===== Extracted entries =====
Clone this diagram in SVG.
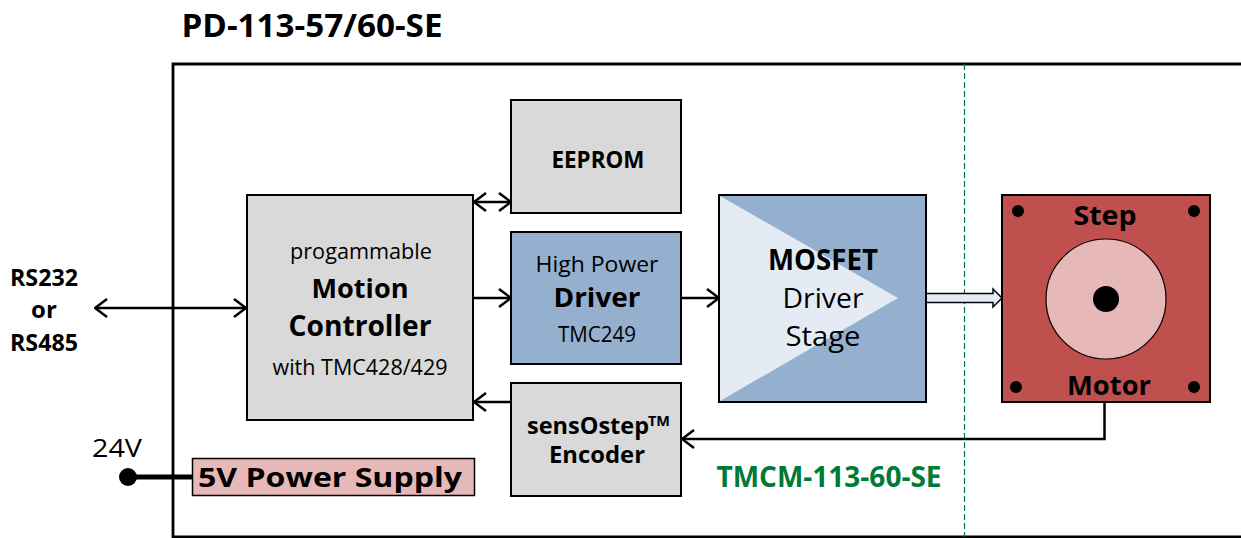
=====
===== Extracted entries =====
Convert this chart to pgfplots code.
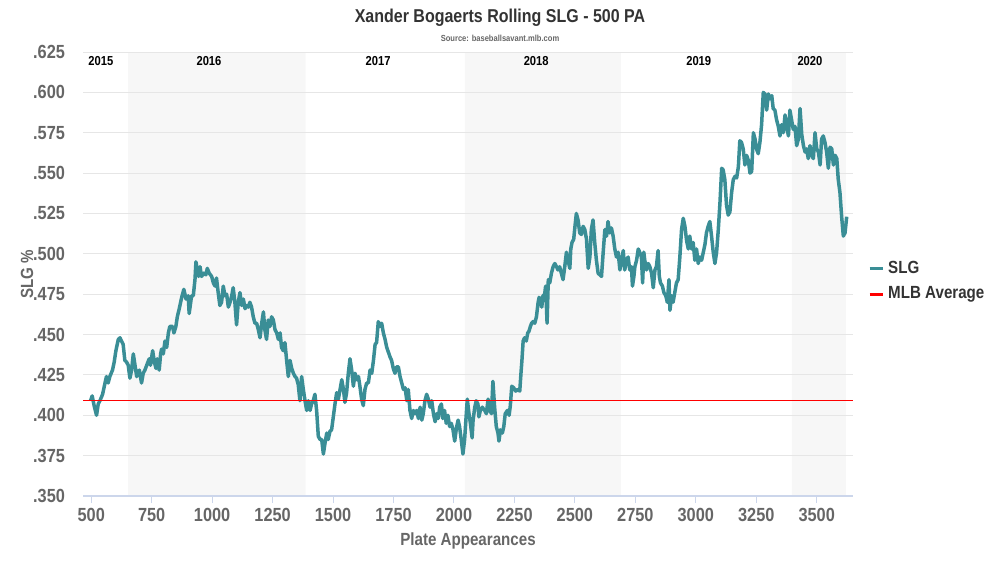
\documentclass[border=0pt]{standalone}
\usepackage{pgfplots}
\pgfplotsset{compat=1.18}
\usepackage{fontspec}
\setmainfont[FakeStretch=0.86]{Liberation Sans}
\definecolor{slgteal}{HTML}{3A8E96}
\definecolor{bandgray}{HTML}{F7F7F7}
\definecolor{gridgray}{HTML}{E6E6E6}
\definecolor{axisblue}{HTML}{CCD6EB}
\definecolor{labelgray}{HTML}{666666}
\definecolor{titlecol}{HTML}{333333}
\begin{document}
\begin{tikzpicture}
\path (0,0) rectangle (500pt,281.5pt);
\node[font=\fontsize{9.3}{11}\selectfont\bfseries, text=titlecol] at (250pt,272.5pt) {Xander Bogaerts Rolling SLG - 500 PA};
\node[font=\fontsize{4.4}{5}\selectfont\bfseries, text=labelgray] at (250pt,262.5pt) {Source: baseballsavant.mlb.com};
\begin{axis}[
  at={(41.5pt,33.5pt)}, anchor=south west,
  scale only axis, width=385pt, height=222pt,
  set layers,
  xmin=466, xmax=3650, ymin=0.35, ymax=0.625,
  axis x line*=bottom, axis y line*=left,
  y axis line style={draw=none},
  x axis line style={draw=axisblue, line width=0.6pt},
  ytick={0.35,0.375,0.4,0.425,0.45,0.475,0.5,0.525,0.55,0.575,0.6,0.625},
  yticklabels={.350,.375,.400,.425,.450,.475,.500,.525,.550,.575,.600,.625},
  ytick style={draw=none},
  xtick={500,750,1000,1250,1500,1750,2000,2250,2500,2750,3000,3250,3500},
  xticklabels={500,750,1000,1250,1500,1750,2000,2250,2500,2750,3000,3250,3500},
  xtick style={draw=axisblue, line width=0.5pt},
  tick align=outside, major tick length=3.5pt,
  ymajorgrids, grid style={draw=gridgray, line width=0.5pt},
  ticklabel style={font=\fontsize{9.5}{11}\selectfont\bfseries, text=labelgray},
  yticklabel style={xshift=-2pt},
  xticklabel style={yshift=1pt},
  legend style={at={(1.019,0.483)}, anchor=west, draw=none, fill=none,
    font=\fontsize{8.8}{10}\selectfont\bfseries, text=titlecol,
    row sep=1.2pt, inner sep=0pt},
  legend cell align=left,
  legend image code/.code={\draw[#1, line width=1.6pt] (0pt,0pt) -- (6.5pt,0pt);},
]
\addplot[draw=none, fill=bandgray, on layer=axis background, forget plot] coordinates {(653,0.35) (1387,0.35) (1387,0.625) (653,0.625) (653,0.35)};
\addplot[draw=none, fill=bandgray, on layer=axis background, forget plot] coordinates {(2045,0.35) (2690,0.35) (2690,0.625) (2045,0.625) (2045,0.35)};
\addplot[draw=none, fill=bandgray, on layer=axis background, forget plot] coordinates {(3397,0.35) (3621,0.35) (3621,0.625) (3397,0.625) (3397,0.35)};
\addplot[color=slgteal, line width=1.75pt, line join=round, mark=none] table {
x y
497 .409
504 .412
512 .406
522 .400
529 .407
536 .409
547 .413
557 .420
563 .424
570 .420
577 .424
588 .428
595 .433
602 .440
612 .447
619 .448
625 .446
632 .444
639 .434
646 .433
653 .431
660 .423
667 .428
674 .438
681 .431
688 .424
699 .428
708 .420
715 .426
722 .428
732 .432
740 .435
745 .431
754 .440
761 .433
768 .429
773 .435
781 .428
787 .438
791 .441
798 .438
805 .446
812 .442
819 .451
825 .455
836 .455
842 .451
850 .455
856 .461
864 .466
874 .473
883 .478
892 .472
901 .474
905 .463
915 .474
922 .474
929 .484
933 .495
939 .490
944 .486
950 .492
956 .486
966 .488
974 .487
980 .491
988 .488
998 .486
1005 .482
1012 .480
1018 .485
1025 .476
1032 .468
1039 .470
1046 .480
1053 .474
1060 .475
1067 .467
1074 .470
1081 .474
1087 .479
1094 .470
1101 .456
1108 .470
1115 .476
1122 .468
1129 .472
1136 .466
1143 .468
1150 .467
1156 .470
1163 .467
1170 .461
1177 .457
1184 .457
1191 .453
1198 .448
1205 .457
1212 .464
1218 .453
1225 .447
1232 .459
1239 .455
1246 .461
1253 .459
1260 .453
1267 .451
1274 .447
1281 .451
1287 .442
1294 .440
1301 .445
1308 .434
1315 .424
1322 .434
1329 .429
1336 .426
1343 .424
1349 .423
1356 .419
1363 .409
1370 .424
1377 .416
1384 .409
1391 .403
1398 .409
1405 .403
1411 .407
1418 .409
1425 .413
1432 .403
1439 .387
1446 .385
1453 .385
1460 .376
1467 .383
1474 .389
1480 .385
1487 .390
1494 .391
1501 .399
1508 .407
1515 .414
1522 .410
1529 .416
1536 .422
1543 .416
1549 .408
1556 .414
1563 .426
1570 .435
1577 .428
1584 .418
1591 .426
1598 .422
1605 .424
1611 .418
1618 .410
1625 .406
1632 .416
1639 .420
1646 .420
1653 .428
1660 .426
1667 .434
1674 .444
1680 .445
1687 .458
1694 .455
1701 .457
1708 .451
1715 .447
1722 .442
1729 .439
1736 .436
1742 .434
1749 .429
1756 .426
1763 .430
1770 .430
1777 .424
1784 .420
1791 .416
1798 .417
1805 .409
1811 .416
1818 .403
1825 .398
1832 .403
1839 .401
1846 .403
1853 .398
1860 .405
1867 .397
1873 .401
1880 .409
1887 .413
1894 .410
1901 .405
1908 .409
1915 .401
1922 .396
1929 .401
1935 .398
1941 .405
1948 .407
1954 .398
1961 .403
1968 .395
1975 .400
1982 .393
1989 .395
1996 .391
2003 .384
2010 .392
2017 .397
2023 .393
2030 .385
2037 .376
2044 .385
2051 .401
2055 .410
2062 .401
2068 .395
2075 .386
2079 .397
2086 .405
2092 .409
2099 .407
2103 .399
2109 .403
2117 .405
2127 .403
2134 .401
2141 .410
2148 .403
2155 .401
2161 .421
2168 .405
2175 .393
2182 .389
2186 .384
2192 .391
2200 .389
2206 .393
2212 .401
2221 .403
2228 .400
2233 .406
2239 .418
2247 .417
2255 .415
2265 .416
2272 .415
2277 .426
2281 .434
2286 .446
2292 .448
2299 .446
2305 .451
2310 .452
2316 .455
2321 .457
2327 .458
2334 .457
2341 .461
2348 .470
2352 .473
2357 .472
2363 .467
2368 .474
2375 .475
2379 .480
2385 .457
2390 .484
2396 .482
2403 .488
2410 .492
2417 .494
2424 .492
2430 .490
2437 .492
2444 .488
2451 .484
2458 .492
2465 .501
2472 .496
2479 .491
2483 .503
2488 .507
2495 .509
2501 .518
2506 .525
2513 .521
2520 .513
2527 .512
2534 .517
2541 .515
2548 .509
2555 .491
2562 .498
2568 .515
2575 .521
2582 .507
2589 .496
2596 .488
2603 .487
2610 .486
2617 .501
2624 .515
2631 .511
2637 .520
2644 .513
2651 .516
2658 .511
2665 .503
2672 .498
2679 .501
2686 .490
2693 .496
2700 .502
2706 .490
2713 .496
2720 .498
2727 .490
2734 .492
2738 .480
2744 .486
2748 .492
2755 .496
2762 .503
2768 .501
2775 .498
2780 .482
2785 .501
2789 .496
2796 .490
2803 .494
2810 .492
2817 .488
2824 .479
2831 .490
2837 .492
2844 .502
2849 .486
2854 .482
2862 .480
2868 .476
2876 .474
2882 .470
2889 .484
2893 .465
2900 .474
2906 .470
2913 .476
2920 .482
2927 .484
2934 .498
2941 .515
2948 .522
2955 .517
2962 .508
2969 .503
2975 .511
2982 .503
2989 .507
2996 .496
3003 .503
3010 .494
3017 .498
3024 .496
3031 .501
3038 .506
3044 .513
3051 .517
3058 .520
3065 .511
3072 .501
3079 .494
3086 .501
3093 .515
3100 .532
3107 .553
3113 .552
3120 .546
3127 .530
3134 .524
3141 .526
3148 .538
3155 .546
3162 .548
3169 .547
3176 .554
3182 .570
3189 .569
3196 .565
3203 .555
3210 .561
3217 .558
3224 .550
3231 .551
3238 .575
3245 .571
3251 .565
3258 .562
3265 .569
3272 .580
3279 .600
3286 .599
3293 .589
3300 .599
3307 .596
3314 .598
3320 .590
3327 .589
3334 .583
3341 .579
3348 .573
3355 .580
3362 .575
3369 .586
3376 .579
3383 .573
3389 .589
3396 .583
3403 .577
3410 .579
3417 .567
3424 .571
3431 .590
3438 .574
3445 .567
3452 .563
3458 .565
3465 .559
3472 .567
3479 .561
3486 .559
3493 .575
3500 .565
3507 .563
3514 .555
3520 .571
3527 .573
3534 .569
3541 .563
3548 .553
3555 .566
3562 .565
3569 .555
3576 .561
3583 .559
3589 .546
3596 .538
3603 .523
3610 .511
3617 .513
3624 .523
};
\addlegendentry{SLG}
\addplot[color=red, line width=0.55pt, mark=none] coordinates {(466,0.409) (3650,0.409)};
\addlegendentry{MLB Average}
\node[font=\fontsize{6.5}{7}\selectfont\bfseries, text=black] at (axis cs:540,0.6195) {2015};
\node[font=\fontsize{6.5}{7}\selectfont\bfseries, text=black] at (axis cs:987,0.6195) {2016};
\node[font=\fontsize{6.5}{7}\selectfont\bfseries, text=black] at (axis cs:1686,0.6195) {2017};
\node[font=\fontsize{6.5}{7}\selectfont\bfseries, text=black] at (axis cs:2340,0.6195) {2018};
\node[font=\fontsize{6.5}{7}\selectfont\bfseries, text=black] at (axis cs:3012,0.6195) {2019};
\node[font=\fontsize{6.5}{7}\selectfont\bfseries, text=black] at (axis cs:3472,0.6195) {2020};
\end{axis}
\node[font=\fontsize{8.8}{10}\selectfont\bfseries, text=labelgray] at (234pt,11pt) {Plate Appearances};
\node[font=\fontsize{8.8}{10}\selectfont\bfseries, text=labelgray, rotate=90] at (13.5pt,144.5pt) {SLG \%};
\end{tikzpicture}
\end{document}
=====
===== Extracted entries =====
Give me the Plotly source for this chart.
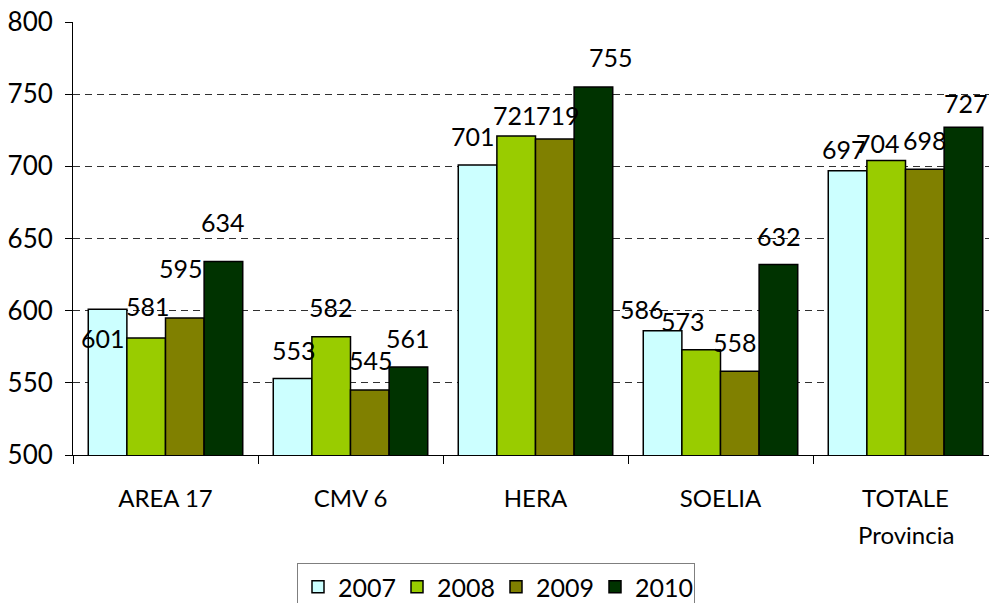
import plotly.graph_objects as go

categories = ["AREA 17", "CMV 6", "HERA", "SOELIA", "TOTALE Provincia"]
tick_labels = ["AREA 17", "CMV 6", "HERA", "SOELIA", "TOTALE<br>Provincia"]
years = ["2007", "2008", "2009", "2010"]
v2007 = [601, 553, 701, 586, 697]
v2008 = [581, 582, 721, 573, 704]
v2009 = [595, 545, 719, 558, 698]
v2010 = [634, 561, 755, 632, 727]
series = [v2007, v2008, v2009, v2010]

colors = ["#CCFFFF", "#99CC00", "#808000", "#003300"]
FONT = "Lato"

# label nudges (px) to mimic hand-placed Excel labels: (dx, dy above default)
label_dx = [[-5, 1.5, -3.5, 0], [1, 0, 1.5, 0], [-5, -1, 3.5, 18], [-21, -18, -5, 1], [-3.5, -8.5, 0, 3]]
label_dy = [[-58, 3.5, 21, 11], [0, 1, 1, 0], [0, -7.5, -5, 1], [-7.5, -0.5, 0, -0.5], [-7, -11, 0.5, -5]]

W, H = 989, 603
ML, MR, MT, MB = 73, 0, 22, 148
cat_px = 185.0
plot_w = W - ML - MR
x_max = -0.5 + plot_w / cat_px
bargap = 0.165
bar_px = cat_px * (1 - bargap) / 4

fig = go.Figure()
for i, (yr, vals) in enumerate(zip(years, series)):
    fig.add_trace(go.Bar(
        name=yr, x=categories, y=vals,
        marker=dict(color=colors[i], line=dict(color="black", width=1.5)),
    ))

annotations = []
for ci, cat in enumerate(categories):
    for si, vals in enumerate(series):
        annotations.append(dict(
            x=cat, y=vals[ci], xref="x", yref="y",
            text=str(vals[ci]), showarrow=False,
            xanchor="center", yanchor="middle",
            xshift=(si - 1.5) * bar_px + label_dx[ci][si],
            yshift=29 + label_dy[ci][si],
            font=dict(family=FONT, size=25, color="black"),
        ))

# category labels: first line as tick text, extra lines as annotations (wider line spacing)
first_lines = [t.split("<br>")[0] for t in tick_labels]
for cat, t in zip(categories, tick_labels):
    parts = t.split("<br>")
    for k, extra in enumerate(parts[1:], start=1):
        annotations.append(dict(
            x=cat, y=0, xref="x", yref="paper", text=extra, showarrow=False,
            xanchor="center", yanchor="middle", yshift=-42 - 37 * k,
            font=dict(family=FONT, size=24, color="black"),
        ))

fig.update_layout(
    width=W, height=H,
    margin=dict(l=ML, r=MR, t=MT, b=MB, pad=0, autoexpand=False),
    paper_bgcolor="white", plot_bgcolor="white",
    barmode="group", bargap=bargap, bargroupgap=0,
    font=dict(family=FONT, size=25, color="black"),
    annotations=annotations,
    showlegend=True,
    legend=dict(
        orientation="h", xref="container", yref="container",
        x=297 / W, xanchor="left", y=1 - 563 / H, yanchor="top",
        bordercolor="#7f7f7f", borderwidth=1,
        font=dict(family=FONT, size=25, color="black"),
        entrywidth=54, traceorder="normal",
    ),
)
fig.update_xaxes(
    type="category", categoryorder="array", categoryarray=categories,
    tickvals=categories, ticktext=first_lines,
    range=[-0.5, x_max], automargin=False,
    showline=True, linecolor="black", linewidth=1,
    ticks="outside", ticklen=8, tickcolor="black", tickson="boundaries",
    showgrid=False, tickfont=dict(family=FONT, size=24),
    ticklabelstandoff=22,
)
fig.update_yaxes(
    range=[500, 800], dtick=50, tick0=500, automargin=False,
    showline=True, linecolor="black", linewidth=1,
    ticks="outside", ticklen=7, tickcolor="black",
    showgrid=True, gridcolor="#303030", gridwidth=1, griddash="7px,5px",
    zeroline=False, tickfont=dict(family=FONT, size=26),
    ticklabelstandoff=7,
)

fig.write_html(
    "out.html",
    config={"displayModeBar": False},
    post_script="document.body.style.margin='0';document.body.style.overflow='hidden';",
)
=====
→ Direction
Collect from the data above every line that includes "chart".

→ Result of the task
Convert this chart to pgfplots code.
Give me the Plotly source for this chart.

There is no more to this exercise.